The 2022 experiment used a reaction that has not yet been studied anywhere in the world – the interaction of a calcium-48 beam with a thorium-232 target material. In this combination, three previously unknown isotopes were obtained at once: darmstadtium-276 (six events), hassium-272 and seaborgium-268 (two events each). It turned out that darmstadium-276 undergoes alpha decay in a fraction of a millisecond into hassium-272, and hassium, in turn, undergoes alpha decay in a hundred milliseconds into seaborgium-268, which spontaneously divides within 10-15 seconds.
The main purpose of this experiment is to prepare for the synthesis of the 120th element of the Periodic Table. Theory predicts that a minimum cross section was expected for the calcium–thorium reaction. The cross sections in the reaction with calcium-48 increase both when moving to lighter elements and to heavier ones. And for the 110th element, darmstadtium, its minimum was predicted by theory. “To try to synthesize a nucleus at the Factory, for which the expected survival rate is even lower than for the 120th element, was very important in order to demonstrate that we can conduct experiments with very low cross sections. Below what we have worked so far. And this was also achieved, ”explained Alexander Karpov.
The second circumstance on which it was important to conduct a study is that the isotopes of the 120th element, which can be obtained in one of the possible fusion reactions, will pass through the decay chain through darmstadtium-276, hassium-272 and seaborgium-268. “Therefore, it was very important to obtain these nuclei separately, to study their properties, so that later, when observing the fusion events of the 120th, we would have a firm conviction that we would correctly identify the nuclei,” said Alexander Karpov.
In the spring of 2023, FLNR JINR plans to continue the study of the calcium-thorium reaction, but at a higher beam energy. One can hope both to refine the properties of the newly discovered darmstadtium-276, and to synthesize other, as yet unknown, isotopes of this element, namely darmstadtium-275 or darmstadtium-274.

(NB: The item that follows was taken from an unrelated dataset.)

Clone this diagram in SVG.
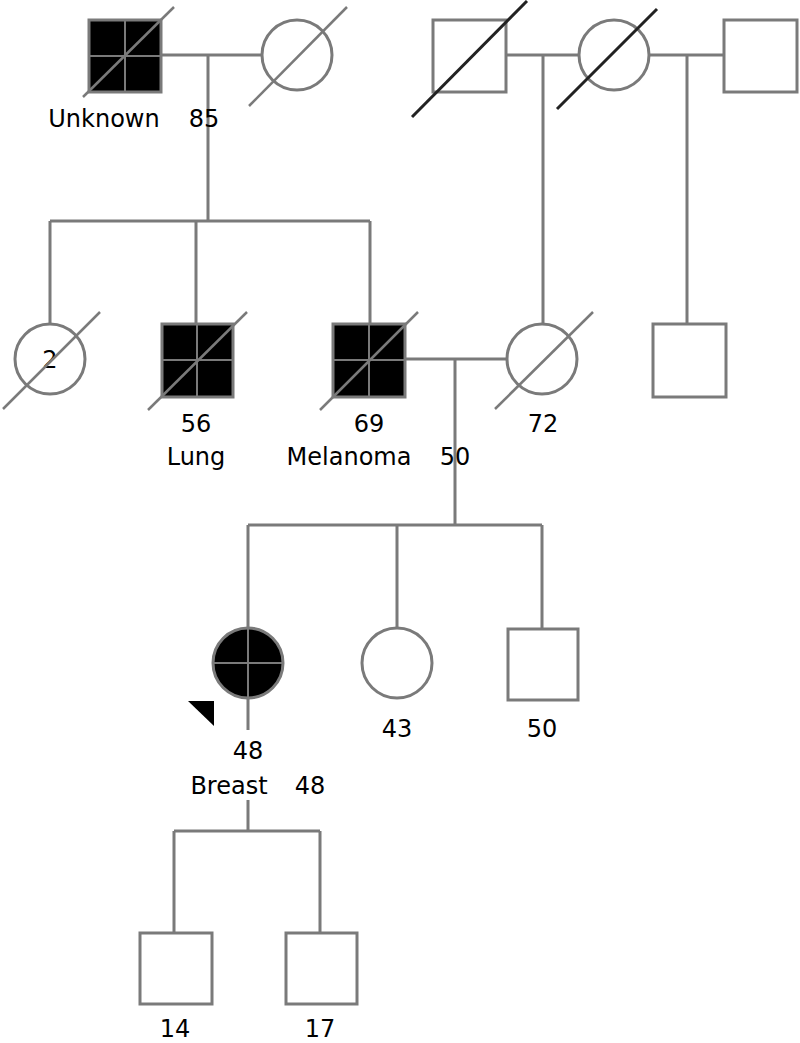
<svg xmlns="http://www.w3.org/2000/svg" width="800" height="1043" viewBox="0 0 800 1043">
<style>
.ln{stroke:#7a7a7a;stroke-width:3;fill:none}
.nd{stroke:#7a7a7a;stroke-width:3;fill:#fff}
.af{stroke:#7a7a7a;stroke-width:3;fill:#000}
.cr{stroke:#7a7a7a;stroke-width:2;fill:none}
.sl{stroke:#7a7a7a;stroke-width:2.5;fill:none}
.sk{stroke:#222;stroke-width:3;fill:none}
text{font-family:"DejaVu Sans",Verdana,sans-serif;font-size:24px;fill:#000;text-anchor:middle}
</style>
<rect width="800" height="1043" fill="#fff"/>
<g id="connectors">
<path class="ln" d="M161 55H262M208 55V221M50 221H370M50 221V323M196 221V324M370 221V324"/>
<path class="ln" d="M506 55H579M543 55V323M649 55H724M687 55V324"/>
<path class="ln" d="M405 359H507M455 359V525M248 525H542M248 525V628M397 525V628M542 525V629"/>
<path class="ln" d="M248 698V730M248 800V831M174 831H320M174 831V933M320 831V933"/>
</g>
<g id="gf">
<rect class="af" x="89" y="20" width="72" height="72"/>
<path class="cr" d="M125 20V92M89 56H161"/>
<path class="sl" d="M83 97L174 7"/>
<text x="104" y="127">Unknown</text>
</g>
<g id="age85"><text x="204" y="127">85</text></g>
<g id="gm">
<circle class="nd" cx="297" cy="55" r="35"/>
<path class="sl" d="M249 106L347 7"/>
</g>
<g id="gf2">
<rect class="nd" x="433" y="20" width="73" height="72"/>
<path class="sk" d="M412 117L527 1"/>
</g>
<g id="gm2">
<circle class="nd" cx="614" cy="55" r="35"/>
<path class="sk" d="M557 109L657 9"/>
</g>
<g id="gm2h">
<rect class="nd" x="724" y="20" width="73" height="72"/>
</g>
<g id="aunt">
<circle class="nd" cx="50" cy="359" r="35"/>
<text x="50" y="368">2</text>
<path class="sl" d="M3 409L100 312"/>
</g>
<g id="uncle">
<rect class="af" x="162" y="324" width="71" height="73"/>
<path class="cr" d="M197 324V397M162 360H233"/>
<path class="sl" d="M148 410L247 312"/>
<text x="196" y="432">56</text>
<text x="196" y="465">Lung</text>
</g>
<g id="father">
<rect class="af" x="333" y="324" width="72" height="73"/>
<path class="cr" d="M369 324V397M333 360H405"/>
<path class="sl" d="M320 410L418 312"/>
<text x="369" y="432">69</text>
<text x="349" y="465">Melanoma</text>
</g>
<g id="f50"><text x="455" y="465">50</text></g>
<g id="mother">
<circle class="nd" cx="542" cy="359" r="35"/>
<path class="sl" d="M495 409L593 312"/>
<text x="543" y="432">72</text>
</g>
<g id="mhalf">
<rect class="nd" x="653" y="324" width="73" height="73"/>
</g>
<g id="proband">
<circle class="af" cx="248" cy="663" r="35"/>
<path class="cr" d="M248 628V698M213 663H283"/>
<path fill="#000" d="M188 701H214V726Z"/>
<text x="248" y="759">48</text>
<text x="229" y="794">Breast</text>
<text x="310" y="794">48</text>
</g>
<g id="sis">
<circle class="nd" cx="397" cy="663" r="35"/>
<text x="397" y="737">43</text>
</g>
<g id="bro">
<rect class="nd" x="508" y="629" width="70" height="71"/>
<text x="542" y="737">50</text>
</g>
<g id="son1">
<rect class="nd" x="140" y="933" width="72" height="71"/>
<text x="175" y="1037">14</text>
</g>
<g id="son2">
<rect class="nd" x="286" y="933" width="71" height="71"/>
<text x="320" y="1037">17</text>
</g>
</svg>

“Over two years of work, we were able to obtain as many as five new isotopes, which indicates that the SHE Factory is indeed an extra-class complex for the synthesis and study of superheavy elements,” the FLNR Scientific Secretary emphasized. The parameters of both the accelerator and the Fabrika separators were initially adapted for the most efficient solution of problems in the field of physics and chemistry of superheavy elements. “This accelerator complex is invested with all our experience in the creation of accelerators and separators, which has been accumulated over the previous decades, taking into account all the ideas for improving the parameters of the facilities. In fact, we gave everything 100 percent,” said Alexander Karpov.
Another advantage of the specialized complex is that FLNR JINR scientists have the opportunity to work on it almost all year round, while the time of sessions at accelerator complexes in other scientific centers has to be divided between research groups working in different directions. “We have an advantage both in time and in access to the target and beam forming material. The accelerator complex of the Factory of Superheavy Elements is now truly the leader in the world in all respects,” summed up Alexander Karpov.